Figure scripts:

══════════

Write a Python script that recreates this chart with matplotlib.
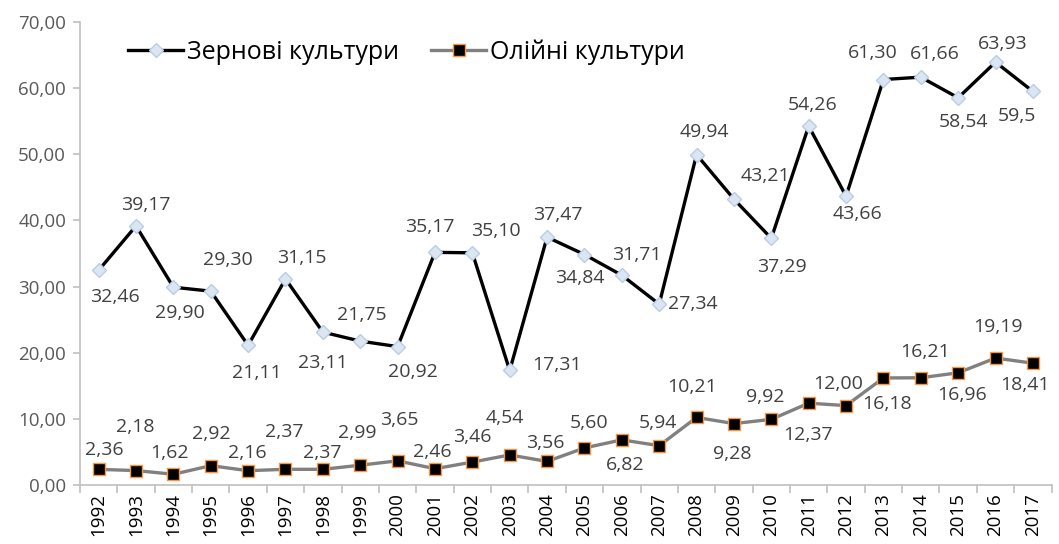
import matplotlib
matplotlib.use("Agg")
import matplotlib.pyplot as plt

plt.rcParams['font.family'] = ['Open Sans', 'DejaVu Sans']

years = [str(y) for y in range(1992, 2018)]
grain = [32.46, 39.17, 29.90, 29.30, 21.11, 31.15, 23.11, 21.75, 20.92, 35.17,
         35.10, 17.31, 37.47, 34.84, 31.71, 27.34, 49.94, 43.21, 37.29, 54.26,
         43.66, 61.30, 61.66, 58.54, 63.93, 59.5]
grain_labels = ["32,46", "39,17", "29,90", "29,30", "21,11", "31,15", "23,11", "21,75",
                "20,92", "35,17", "35,10", "17,31", "37,47", "34,84", "31,71", "27,34",
                "49,94", "43,21", "37,29", "54,26", "43,66", "61,30", "61,66", "58,54",
                "63,93", "59,5"]
oil = [2.36, 2.18, 1.62, 2.92, 2.16, 2.37, 2.37, 2.99, 3.65, 2.46, 3.46, 4.54, 3.56,
       5.60, 6.82, 5.94, 10.21, 9.28, 9.92, 12.37, 12.00, 16.18, 16.21, 16.96, 19.19, 18.41]
oil_labels = ["2,36", "2,18", "1,62", "2,92", "2,16", "2,37", "2,37", "2,99", "3,65",
              "2,46", "3,46", "4,54", "3,56", "5,60", "6,82", "5,94", "10,21", "9,28",
              "9,92", "12,37", "12,00", "16,18", "16,21", "16,96", "19,19", "18,41"]

# label offsets in pixels (dx, dy with y up)
grain_off = [(16, -27), (10, 21), (6, -26), (17, 31), (9, -28), (16, 21), (0, -31),
             (2, 26), (15, -25), (-5, 25), (24, 22), (47, 5), (11, 22), (-5, -23),
             (15, 20), (34, 0), (8, 23), (31, 23), (11, -29), (4, 21), (11, -18),
             (-11, 27), (14, 23), (5, -24), (7, 18), (-16, -25)]
oil_off = [(6, 19), (-1, 44), (-4, 21), (1, 32), (-1, 18), (-1, 37), (-1, 16), (-3, 32),
           (2, 41), (-3, 17), (0, 25), (-5, 37), (-2, 18), (5, 25), (3, -25), (-1, 23),
           (-5, 30), (-2, -30), (-6, 22), (-1, -32), (-8, 22), (4, -26), (4, 26),
           (4, -22), (2, 31), (-8, -22)]

fig = plt.figure(figsize=(10.59, 5.44), dpi=100)
ax = fig.add_axes([0.0755, 0.1085, 0.9175, 0.8511])

x = list(range(len(years)))
ax.plot(x, grain, color="black", lw=2.4, marker="D", ms=7,
        mfc="#dce6f2", mec="#b9cde5", mew=1, label="Зернові культури", zorder=3)
ax.plot(x, oil, color="#808080", lw=2.4, marker="s", ms=8,
        mfc="black", mec="#f79646", mew=1, label="Олійні культури", zorder=3)

for i in x:
    ax.annotate(grain_labels[i], (i, grain[i]), xytext=grain_off[i],
                textcoords="offset pixels", ha="center", va="center",
                fontsize=14, color="#404040")
    ax.annotate(oil_labels[i], (i, oil[i]), xytext=oil_off[i],
                textcoords="offset pixels", ha="center", va="center",
                fontsize=14, color="#404040")

ax.set_xlim(-0.5, len(years) - 0.5)
ax.set_ylim(0, 70)
ax.set_yticks(range(0, 71, 10))
ax.set_yticklabels([f"{v},00" for v in range(0, 71, 10)], fontsize=13.5, color="#595959")
ax.set_xticks(x)
ax.set_xticklabels(years, rotation=90, fontsize=13.5, color="black")
ax.set_xticks([i - 0.5 for i in range(len(years) + 1)], minor=True)
ax.tick_params(axis="x", which="major", length=0, pad=6)
ax.tick_params(axis="x", which="minor", length=6, color="#bfbfbf", width=1.2)
ax.tick_params(axis="y", length=5, color="#bfbfbf", width=1.2, pad=5)

for s in ["top", "right"]:
    ax.spines[s].set_visible(False)
for s in ["left", "bottom"]:
    ax.spines[s].set_color("#bfbfbf")
    ax.spines[s].set_linewidth(1.2)

fig.legend(loc="center left", bbox_to_anchor=(128 / 1059, 1 - 52 / 544), ncol=2,
           frameon=False, fontsize=18, handlelength=2.2, handletextpad=0.15,
           columnspacing=1.3, borderpad=0, borderaxespad=0)

fig.savefig("out.png", dpi=100)
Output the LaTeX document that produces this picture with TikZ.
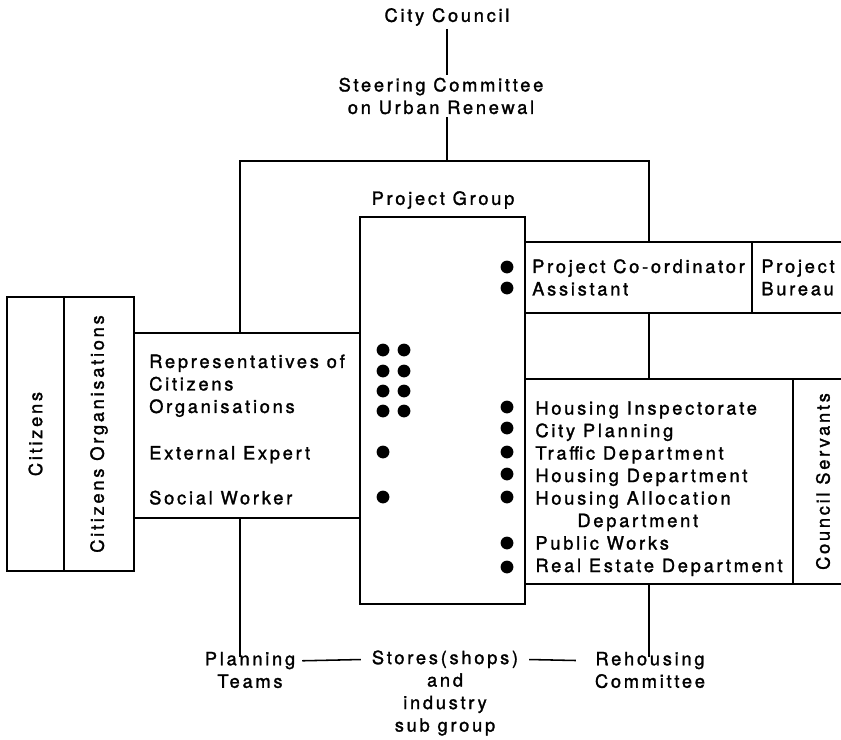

══════════

**To be done**:
Repeat, word for word and with no pictures, only the lines running from the beginning of the data to the line that contains "plt.rcParams['font.family'] = ['Open".

**Response**:
Write a Python script that recreates this chart with matplotlib.
import matplotlib
matplotlib.use("Agg")
import matplotlib.pyplot as plt

plt.rcParams['font.family'] = ['Open Sans', 'DejaVu Sans']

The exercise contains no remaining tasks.